Short problem:
Retype every line from the start of the data down to and including the line with "-13, -7, -2.5, 0]". Skip the pictures.
:::
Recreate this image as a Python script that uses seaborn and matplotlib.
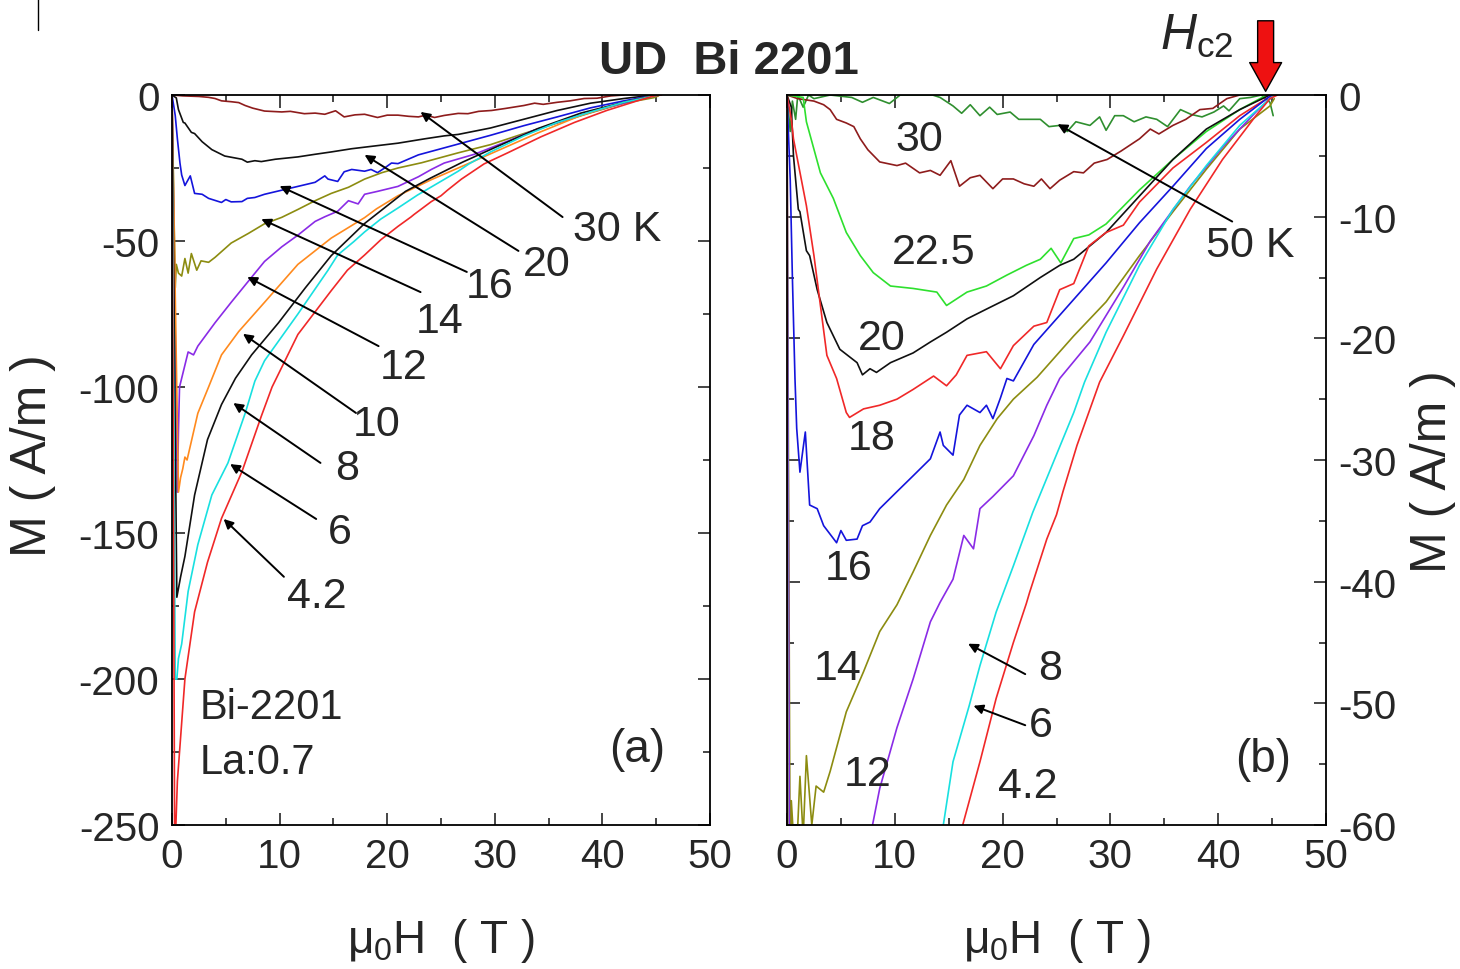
import matplotlib
matplotlib.use("Agg")
import matplotlib.pyplot as plt
from matplotlib.lines import Line2D
from matplotlib.ticker import MultipleLocator
import pandas as pd
import seaborn as sns

# ---------------- data ----------------
H_42 = [0, 0.25, 0.5, 0.8, 1.2, 2.1, 3.3, 4.6, 6.5, 8.3, 9.3, 11.7, 14.8, 16.3, 17.9, 19.4, 21.0, 22.2,
        22.5, 24.1, 25.0, 25.6, 26.9, 29.0, 31.2, 34.3, 37.4, 40.4, 43.5, 44.8, 45.5]
M_42 = [0, -262, -235, -220, -200, -177, -160, -145, -129, -110, -100, -82, -67, -60, -54.8, -49.6, -45.0, -41.8,
        -40.9, -36.5, -34.5, -32.6, -28.8, -23.6, -19.8, -14.3, -9.4, -5.3, -1.7, -0.3, 0]

H_6 = [0, 0.3, 0.45, 0.6, 0.9, 1.5, 2.4, 3.7, 5.2, 6.8, 7.7, 8.6, 11.7, 14.5, 15.4, 16.9, 17.9, 19.4, 21.0,
       22.8, 24.7, 26.6, 27.6, 29.6, 32.7, 35.8, 38.9, 42.0, 44.8, 45.3]
M_6 = [0, -200, -200, -193, -188, -170, -154, -137, -126, -109, -98, -91, -75, -60, -54.8, -50.2, -46.9, -42.5, -38.7,
       -34.3, -30.2, -26.1, -23.6, -19.5, -14.0, -9.4, -5.8, -2.5, -0.3, 0]

H_8 = [0, 0.45, 0.8, 1.2, 2.1, 3.3, 4.6, 5.9, 7.4, 9.9, 12.4, 14.8, 17.9, 21.7, 24.0, 27.0, 30.0, 34.0, 38.0, 42.0, 45.0]
M_8 = [0, -172, -165, -158, -137, -118, -106, -97, -89, -78, -66, -55, -44, -33, -28.5, -23, -18, -11.5, -6.2, -2.5, 0]

H_10 = [0, 0.6, 0.8, 1.0, 1.2, 1.4, 2.4, 3.4, 4.6, 6.2, 8.6, 11.7, 14.8, 17.9, 19.0, 21.0, 24.1, 26.6, 30.0,
        34.0, 38.0, 42.0, 45.0]
M_10 = [0, -136, -131, -128, -124, -125, -109, -100, -89, -81, -71, -58, -49, -42, -39, -34.5, -29, -25, -19.5,
        -13, -7, -2.5, 0]

H_12 = [0, 0.5, 0.6, 0.7, 1.5, 2.0, 2.4, 4.0, 5.5, 7.4, 8.6, 10.2, 11.7, 13.3, 14.2, 15.4, 16.4, 17.3, 17.9,
        19.1, 21.0, 22.9, 24.1, 25.3, 28.1, 31.2, 33.7, 37.4, 40.5, 43.5, 44.8, 45.2]
M_12 = [0, -136, -115, -100, -88, -89, -86, -78, -71, -62.4, -57, -52, -48, -43.3, -41.7, -39.8, -36.2, -37.3, -34,
        -33, -31.3, -28, -25.5, -23.3, -20.3, -15.8, -12, -7.5, -4.2, -1.4, -0.3, 0]

H_14 = [0, 0.3, 0.4, 0.6, 0.9, 1.2, 1.5, 1.8, 2.3, 2.7, 3.4, 4.0, 5.5, 7.1, 8.6, 10.2, 11.7, 13.3, 14.8, 16.4,
        17.9, 19.5, 21.0, 23.2, 26.6, 29.6, 32.7, 35.8, 38.9, 42.0, 44.8, 45.2]
M_14 = [0, -66, -58, -61, -62, -56, -61, -54.3, -60, -56.8, -57.3, -55.6, -50.7, -47.4, -44.1, -41.9, -39.2, -36.2,
        -33.7, -31.6, -28.8, -26.6, -25, -23.2, -19.8, -17, -13.2, -9.6, -6.1, -2.8, -0.9, -0.3]

H_16 = [0, 0.3, 0.5, 0.74, 0.9, 1.2, 1.5, 1.7, 2.1, 2.8, 3.4, 4.6, 5.0, 5.5, 6.5, 7.0, 7.7, 8.6, 10.2, 11.7,
        13.3, 14.2, 14.5, 15.4, 16.0, 16.7, 17.9, 18.5, 19.1, 19.8, 20.4, 21.0, 22.9, 24.7, 26.6, 29.6, 32.7,
        35.8, 38.9, 42.0, 44.8, 45.0]
M_16 = [0, -7, -15, -23.3, -27.4, -31, -29, -27.7, -33.7, -34, -35.4, -36.8, -35.8, -36.6, -36.5, -35.4, -35.1,
        -34, -32.6, -31.3, -29.9, -27.7, -28.8, -29.6, -26.3, -25.5, -26.1, -25.5, -26.6, -24.9, -23.3, -23.5,
        -20.5, -18.7, -16.8, -13.8, -10.5, -7.5, -4.4, -2.0, -0.1, 0]

H_18 = [0, 0.4, 0.6, 1.8, 2.5, 3.1, 3.7, 4.6, 5.5, 5.8, 7.1, 8.6, 10.2, 11.7, 13.6, 14.8, 15.7, 16.7, 18.5,
        19.8, 21.0, 22.9, 24.1, 25.3, 26.6, 28.0, 29.6, 31.2, 32.7, 35.8, 38.9, 42.0, 44.5, 45.0]
M_18 = [0, -2, -3.6, -9.1, -13.2, -17.3, -21.4, -23.3, -26.1, -26.5, -25.8, -25.5, -25, -24.2, -23.1, -23.9, -23,
        -21.4, -21.1, -22.5, -20.6, -19, -18.7, -16, -15.5, -12.4, -11.3, -10.7, -8.8, -6, -3.9, -1.7, -0.3, 0]

H_20 = [0, 0.4, 0.6, 1.05, 1.2, 1.8, 2.1, 2.8, 3.7, 4.9, 6.5, 7.0, 7.7, 8.3, 9.6, 11.7, 13.3, 14.8, 16.7, 18.5,
        21.0, 23.5, 25.3, 26.6, 29.6, 32.7, 35.8, 38.9, 42.0, 44.8]
M_20 = [0, -1, -5, -9.4, -9.6, -12.8, -13.2, -16, -18.7, -20.9, -22, -23, -22.5, -22.8, -22, -21.2, -20.3, -19.5,
        -18.4, -17.6, -16.5, -15, -14, -13.5, -11.3, -8.3, -5.3, -2.8, -1.2, 0]

H_225 = [0, 1.5, 1.8, 3.1, 4.3, 5.5, 6.8, 8.0, 9.6, 11.7, 13.9, 14.8, 16.7, 18.5, 20.4, 22.2, 23.5, 24.5, 25.4,
         26.6, 28.0, 29.6, 32.7, 35.8, 38.9, 42.0, 44.5]
M_225 = [0, -0.2, -2.2, -6.4, -8.5, -11.3, -13.2, -14.6, -15.7, -15.9, -16.2, -17.3, -16.2, -15.7, -14.8, -14,
         -13.5, -12.6, -13.8, -11.8, -11.5, -10.6, -7.8, -5.3, -3.0, -1.2, 0]

H_30 = [0, 1.0, 2.5, 3.4, 4.0, 4.6, 5.5, 6.2, 6.8, 7.5, 8.6, 10.2, 11.0, 12.3, 13.3, 14.2, 15.2, 16.0, 17.0,
        17.9, 19.1, 20.0, 21.0, 22.0, 22.9, 23.6, 24.4, 25.3, 26.6, 27.5, 28.5, 29.7, 31.0, 32.7, 33.7, 34.5,
        35.8, 37.0, 38.3, 39.5, 40.8, 42.0]
M_30 = [0, -0.3, -0.5, -0.8, -1.2, -2.0, -2.3, -2.6, -3.6, -4.5, -5.5, -5.8, -5.6, -6.4, -6.2, -6.6, -5.4, -7.5,
        -6.8, -6.6, -7.7, -6.9, -6.9, -7.3, -7.5, -6.9, -7.7, -7.0, -6.3, -6.4, -5.6, -5.3, -4.6, -3.6, -2.8,
        -3.2, -2.5, -2.0, -1.2, -1.1, -0.3, 0]

H_50 = [0, 0.3, 0.5, 0.8, 1.0, 1.5, 2.0, 2.5, 4.0, 6.0, 7.0, 8.0, 9.5, 10.5, 13.5, 14.2, 15.4, 16.2, 17.0, 17.9,
        18.8, 19.5, 20.7, 21.5, 22.5, 23.5, 24.3, 25.3, 26.0, 26.8, 28.1, 29.0, 29.6, 30.4, 31.2, 32.2, 33.3,
        34.3, 35.3, 36.5, 37.5, 38.5, 39.6, 40.5, 41.0, 42.0, 43.0, 44.0, 44.8, 45.1]
M_50 = [0, -3.0, -0.5, -2.0, 0, -1.0, 0, -0.3, 0, -0.2, -0.6, -0.2, -0.7, 0, 0, -0.2, -0.9, -1.5, -0.8, -1.7,
        -1.0, -1.6, -1.4, -2.0, -2.0, -2.0, -2.6, -2.5, -3.0, -2.2, -2.5, -1.8, -2.9, -1.7, -1.7, -2.2, -1.8,
        -2.0, -2.6, -1.2, -1.6, -1.8, -1.4, -0.9, -1.3, -0.3, -0.2, 0, -0.6, -1.7]

LEFT_TEMPS = ["30", "20", "16", "14", "12", "10", "8", "6", "4.2"]
RIGHT_TEMPS = ["50", "30", "22.5", "20", "18", "16", "14", "12", "6", "4.2"]

COLORS = {"4.2": "#f02828", "6": "#18e0e0", "8": "#101010", "10": "#ff8a1e", "12": "#8a2be6",
          "14": "#8c8c10", "16": "#1414dc", "18": "#f02828", "20": "#101010", "22.5": "#2ee02e",
          "30": "#8e1c1c", "50": "#2f8f2f"}

SERIES = {"4.2": (H_42, M_42), "6": (H_6, M_6), "8": (H_8, M_8), "10": (H_10, M_10), "12": (H_12, M_12),
          "14": (H_14, M_14), "16": (H_16, M_16), "18": (H_18, M_18), "20": (H_20, M_20),
          "22.5": (H_225, M_225), "30": (H_30, M_30), "50": (H_50, M_50)}


def make_df(temps):
    frames = []
    for t in temps:
        h, m = SERIES[t]
        frames.append(pd.DataFrame({"H": h, "M": m, "T": t}))
    return pd.concat(frames, ignore_index=True)


# ---------------- style ----------------
sns.set_theme(style="ticks")
plt.rcParams["font.family"] = ["Liberation Sans", "DejaVu Sans"]
plt.rcParams["mathtext.fontset"] = "custom"
plt.rcParams["mathtext.rm"] = "Liberation Sans"
plt.rcParams["mathtext.it"] = "Liberation Sans:italic"
plt.rcParams["axes.linewidth"] = 1.3
plt.rcParams["axes.unicode_minus"] = False

fig = plt.figure(figsize=(14.6, 9.7), dpi=100)
axL = fig.add_axes([172 / 1460, 1 - 826 / 970, 538 / 1460, 730 / 970])
axR = fig.add_axes([787 / 1460, 1 - 826 / 970, 539 / 1460, 730 / 970])

for ax, temps in ((axL, LEFT_TEMPS), (axR, RIGHT_TEMPS)):
    d = make_df(temps)
    sns.lineplot(data=d, x="H", y="M", hue="T", hue_order=temps,
                 palette={t: COLORS[t] for t in temps}, units="T", estimator=None,
                 sort=False, legend=False, linewidth=1.2, ax=ax)
    ax.set_xlim(0, 50)
    ax.xaxis.set_major_locator(MultipleLocator(10))
    ax.xaxis.set_minor_locator(MultipleLocator(5))
    ax.tick_params(which="both", direction="in", top=True, right=True, left=True, bottom=True,
                   width=1.2, labelsize=29, pad=9)
    ax.tick_params(which="major", length=9)
    ax.tick_params(which="minor", length=5)
    ax.set_xlabel("μ$_\\mathregular{0}$H  ( T )", fontsize=33)
    ax.xaxis.set_label_coords(0.5, -0.125)
    ax.xaxis.label.set_va("top")
    for s in ax.spines.values():
        s.set_color("black")

axL.set_ylim(-250, 0)
axL.yaxis.set_major_locator(MultipleLocator(50))
axL.yaxis.set_minor_locator(MultipleLocator(25))
axL.set_ylabel("M ( A/m )", fontsize=36)
axL.yaxis.set_label_coords(-0.215, 0.508)

axR.set_ylim(-60, 0)
axR.yaxis.set_major_locator(MultipleLocator(10))
axR.yaxis.set_minor_locator(MultipleLocator(5))
axR.tick_params(which="both", labelleft=False, labelright=True)
axR.yaxis.set_label_position("right")
axR.set_ylabel("M ( A/m )", fontsize=36)
axR.yaxis.set_label_coords(1.155, 0.485)

# ---------------- annotations ----------------
ann_kw = dict(arrowprops=dict(arrowstyle="-|>", color="black", lw=1.4, mutation_scale=14,
                              shrinkA=0, shrinkB=0), annotation_clip=False)
fs = 31

left_labels = [  # text, text-centre, arrow tail, arrow tip
    ("30 K", (41.4, -45.9), (36.3, -41.8), (23.1, -5.8)),
    ("20", (34.8, -57.9), (32.2, -53.4), (17.9, -20.5)),
    ("16", (29.5, -65.4), (27.4, -60.6), (10.0, -31.2)),
    ("14", (24.9, -77.4), (23.1, -67.5), (8.3, -42.5)),
    ("12", (21.5, -93.2), (19.2, -86.0), (7.0, -62.3)),
    ("10", (19.0, -112.7), (17.1, -108.9), (6.6, -81.8)),
    ("8", (16.3, -127.7), (13.8, -126.0), (5.7, -105.5)),
    ("6", (15.6, -149.7), (13.4, -145.2), (5.4, -126.4)),
    ("4.2", (13.5, -171.6), (10.4, -165.0), (4.8, -145.2)),
]
for txt, tc, tail, tip in left_labels:
    axL.annotate("", xy=tip, xytext=tail, **ann_kw)
    axL.text(tc[0], tc[1], txt, fontsize=fs, ha="center", va="center")

axL.text(2.6, -209.6, "Bi-2201", fontsize=30, ha="left", va="center")
axL.text(2.6, -228.4, "La:0.7", fontsize=30, ha="left", va="center")
axL.text(43.2, -224.0, "(a)", fontsize=33, ha="center", va="center")

right_plain = [("30", (12.3, -3.6)), ("22.5", (13.6, -12.9)), ("20", (8.8, -20.0)), ("18", (7.9, -28.2)),
               ("16", (5.7, -38.9)), ("14", (4.7, -47.1)), ("12", (7.5, -55.8)), ("4.2", (22.3, -56.8))]
for txt, tc in right_plain:
    axR.text(tc[0], tc[1], txt, fontsize=fs, ha="center", va="center")

right_arrows = [("8", (24.4, -47.1), (22.1, -47.6), (16.8, -45.1)),
                ("6", (23.5, -51.8), (22.1, -51.8), (17.3, -50.2)),
                ("50 K", (43.0, -12.3), (41.3, -10.4), (25.1, -2.4))]
for txt, tc, tail, tip in right_arrows:
    axR.annotate("", xy=tip, xytext=tail, **ann_kw)
    axR.text(tc[0], tc[1], txt, fontsize=fs, ha="center", va="center")

axR.text(44.2, -54.6, "(b)", fontsize=33, ha="center", va="center")

# red Hc2 arrow
axR.annotate("", xy=(44.4, 0.3), xytext=(44.4, 6.1), annotation_clip=False,
             arrowprops=dict(arrowstyle="simple,head_length=0.9,head_width=1.0,tail_width=0.5",
                             mutation_scale=23, facecolor="#ee1111", edgecolor="black", lw=1.0,
                             shrinkA=0, shrinkB=0))
fig.text(1160 / 1460, 1 - 50 / 970, r"$H_{\mathrm{c2}}$", fontsize=36, ha="left", va="baseline")

fig.text(729 / 1460, 1 - 62 / 970, "UD  Bi 2201", fontsize=34, fontweight="bold", ha="center", va="center")
fig.add_artist(Line2D([38 / 1460, 38 / 1460], [1.0, 1 - 31 / 970], transform=fig.transFigure,
                      color="black", lw=1.0))

fig.savefig("out.png", dpi=100)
:::
Expected answer:
Recreate this image as a Python script that uses seaborn and matplotlib.
import matplotlib
matplotlib.use("Agg")
import matplotlib.pyplot as plt
from matplotlib.lines import Line2D
from matplotlib.ticker import MultipleLocator
import pandas as pd
import seaborn as sns

# ---------------- data ----------------
H_42 = [0, 0.25, 0.5, 0.8, 1.2, 2.1, 3.3, 4.6, 6.5, 8.3, 9.3, 11.7, 14.8, 16.3, 17.9, 19.4, 21.0, 22.2,
        22.5, 24.1, 25.0, 25.6, 26.9, 29.0, 31.2, 34.3, 37.4, 40.4, 43.5, 44.8, 45.5]
M_42 = [0, -262, -235, -220, -200, -177, -160, -145, -129, -110, -100, -82, -67, -60, -54.8, -49.6, -45.0, -41.8,
        -40.9, -36.5, -34.5, -32.6, -28.8, -23.6, -19.8, -14.3, -9.4, -5.3, -1.7, -0.3, 0]

H_6 = [0, 0.3, 0.45, 0.6, 0.9, 1.5, 2.4, 3.7, 5.2, 6.8, 7.7, 8.6, 11.7, 14.5, 15.4, 16.9, 17.9, 19.4, 21.0,
       22.8, 24.7, 26.6, 27.6, 29.6, 32.7, 35.8, 38.9, 42.0, 44.8, 45.3]
M_6 = [0, -200, -200, -193, -188, -170, -154, -137, -126, -109, -98, -91, -75, -60, -54.8, -50.2, -46.9, -42.5, -38.7,
       -34.3, -30.2, -26.1, -23.6, -19.5, -14.0, -9.4, -5.8, -2.5, -0.3, 0]

H_8 = [0, 0.45, 0.8, 1.2, 2.1, 3.3, 4.6, 5.9, 7.4, 9.9, 12.4, 14.8, 17.9, 21.7, 24.0, 27.0, 30.0, 34.0, 38.0, 42.0, 45.0]
M_8 = [0, -172, -165, -158, -137, -118, -106, -97, -89, -78, -66, -55, -44, -33, -28.5, -23, -18, -11.5, -6.2, -2.5, 0]

H_10 = [0, 0.6, 0.8, 1.0, 1.2, 1.4, 2.4, 3.4, 4.6, 6.2, 8.6, 11.7, 14.8, 17.9, 19.0, 21.0, 24.1, 26.6, 30.0,
        34.0, 38.0, 42.0, 45.0]
M_10 = [0, -136, -131, -128, -124, -125, -109, -100, -89, -81, -71, -58, -49, -42, -39, -34.5, -29, -25, -19.5,
        -13, -7, -2.5, 0]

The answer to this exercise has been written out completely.